Business lessons from the ridge

This time last week I had just completed a traverse of the Cuillin Ridge on the Isle of Skye.  Having returned to ‘normality’ and processed some of the reactions I had during the 32 hours we were on the mountains, I thought I’d share a few thoughts on how this relates to my work.

This was an expedition suggested by two of my school friends.  We all grew up on Skye and have walked together on the Cuillin many times since we were children.  However, in spite of having ‘done’ all of the Munros (Scottish Mountains higher than 3000 feet high) in the Cuillin, none of us had traversed the whole ridge, and it was about time that we did!
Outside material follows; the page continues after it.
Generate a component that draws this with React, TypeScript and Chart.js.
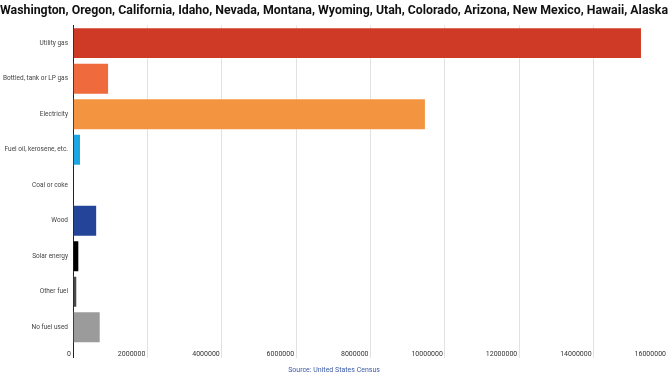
import React, { useEffect, useRef } from "react";
import { Chart, registerables } from "chart.js";

Chart.register(...registerables);

const TITLE = "Washington, Oregon, California, Idaho, Nevada, Montana, Wyoming, Utah, Colorado, Arizona, New Mexico, Hawaii, Alaska";
const SOURCE = "Source: United States Census";

const categories = [
  "Utility gas",
  "Bottled, tank or LP gas",
  "Electricity",
  "Fuel oil, kerosene, etc.",
  "Coal or coke",
  "Wood",
  "Solar energy",
  "Other fuel",
  "No fuel used",
];

const values = [15300000, 970000, 9490000, 215000, 20000, 650000, 170000, 115000, 745000];

const barColors = [
  "#cf3a27",
  "#ef6a3d",
  "#f39440",
  "#1ba7e1",
  "#1c2b4c",
  "#24449a",
  "#000000",
  "#4a4a4a",
  "#9b9b9b",
];

const xMin = 0;
const xMax = 16000000;
const xStep = 2000000;

const FONT = "Roboto, 'Open Sans', sans-serif";

export default function App() {
  const ref = useRef<HTMLCanvasElement | null>(null);

  useEffect(() => {
    document.body.style.margin = "0";
    if (!ref.current) return;
    const chart = new Chart(ref.current, {
      type: "bar",
      data: {
        labels: categories,
        datasets: [
          {
            data: values,
            backgroundColor: barColors,
            borderColor: "rgba(255,255,255,0.35)",
            borderWidth: 1,
            categoryPercentage: 1,
            barPercentage: 0.9,
          },
        ],
      },
      options: {
        indexAxis: "y",
        animation: false,
        responsive: false,
        maintainAspectRatio: false,
        layout: { padding: { left: 0, right: 0, top: 0, bottom: 0 } },
        plugins: {
          legend: { display: false },
          tooltip: { enabled: false },
          title: {
            display: true,
            text: TITLE,
            color: "#111",
            font: { family: FONT, size: 12.4, weight: "bold" },
            padding: { top: 3.5, bottom: 7 },
          },
          subtitle: {
            display: true,
            position: "bottom",
            text: SOURCE,
            color: "#3b5ba5",
            font: { family: FONT, size: 7 },
            padding: { top: 0.8, bottom: 1.8 },
          },
        },
        scales: {
          x: {
            type: "linear",
            min: xMin,
            max: xMax,
            border: { display: false },
            afterFit: (scale: any) => {
              scale.height = 20;
            },
            grid: {
              color: (ctx: any) => (ctx.index === 0 ? "#222" : "#e2e2e2"),
              lineWidth: 1,
              drawTicks: true,
              tickLength: 13,
            },
            ticks: {
              stepSize: xStep,
              autoSkip: false,
              align: "end",
              labelOffset: -2,
              padding: -8,
              color: "#333",
              font: { family: FONT, size: 7 },
              maxRotation: 0,
              minRotation: 0,
              callback: (value: any) => String(value),
            },
          },
          y: {
            border: { display: true, color: "#222", width: 1 },
            grid: { display: false, drawTicks: false, tickLength: 0 },
            afterFit: (scale: any) => {
              scale.width = 73;
            },
            ticks: {
              color: "#444",
              padding: 5,
              font: { family: FONT, size: 6.5 },
            },
          },
        },
      },
    });
    return () => chart.destroy();
  }, []);

  return (
    <div style={{ width: 668, height: 376 }}>
      <canvas ref={ref} width={668} height={376} style={{ display: "block" }} />
    </div>
  );
}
It was an exceptional experience, and one that affords a range of emotions and times for either concentration or reflection.  In many ways, it’s an opportunity to undertake some sustained mindfulness practice: focusing on the rock when climbing, concentrating on staying upright on a steep slope while ignoring the 2000 foot drop should you miss your step, then marvelling at the view when you reach the top of the mountain are all great levellers.  Life looks different from up there:

1. Perspective – it’s always useful to look at the world from a slightly different angle.  Looking from one direction some of the ascents we made seemed impossible, but when we got to the right starting point there was usually a visible route.  Also, someone else’s perspective of your problem can point to a much simpler solution than you can see yourself.
2. Pushing beyond your comfort zone  – this is often the best way to develop a bigger comfort zone. indeed, by the end of the second day of our traverse we were all significantly more comfortable on a near precipice than we had been starting out.  That reminds me of the journey I’ve taken since starting my business two and a half years ago
3. Trust yourself – sometimes the worst thing you can do is overthink.  It can lead to indecision and unnecessary mistakes.  Other times, the right move wasn’t obvious until we had to make it.  Ultimately, which choice we made wasn’t as important as having the conviction to make it work!
4. Will you achieve it alone? – appreciating when is the right time to ask for help can be as important as any other decision.  We started by deciding we needed an experienced guide (the excellent Dave Fowler from Skye Guides).  Climbing as a team of four meant we were constantly communicating with each other, and failing to do so would compromise the safety of the others, which led to smooth progress and none of us being too precious to ask for help, hints and tips.  Similarly, many of my clients could have solved their problems more easily, and with less input from me, had they asked for help/advice sooner.
5. Achievement is addictive – confronting that feeling that you can’t overcome an obstacle only to regroup and overcome it is a wonderful feeling.  I think all of us reached this point over different challenges, be it a challenging move part way through a climb, toiling due to the heat (a bizarre problem to face climbing in Scotland!) or fatigue due to long term ‘exposure’ (i.e. having precipitous drops on all sides), and had to draw on each other and on our internal resources.  The same happens in life all the time, but it’s too easy to miss the achievement of having solved what, to someone else, may be a relatively simple problem.
6. Modern life can cause unforseen problems – climbing on gabro (the main rock that forms the Cuillin) causes some serious abrasion on your hands. My hands haven’t been so smooth and soft for years, but I haven’t been able to unlock my phone with my fingerprints since I came off the hill!
7. New possibilities – lastly, and importantly, there’s nothing like a once in a lifetime experience to make you want to do it all again!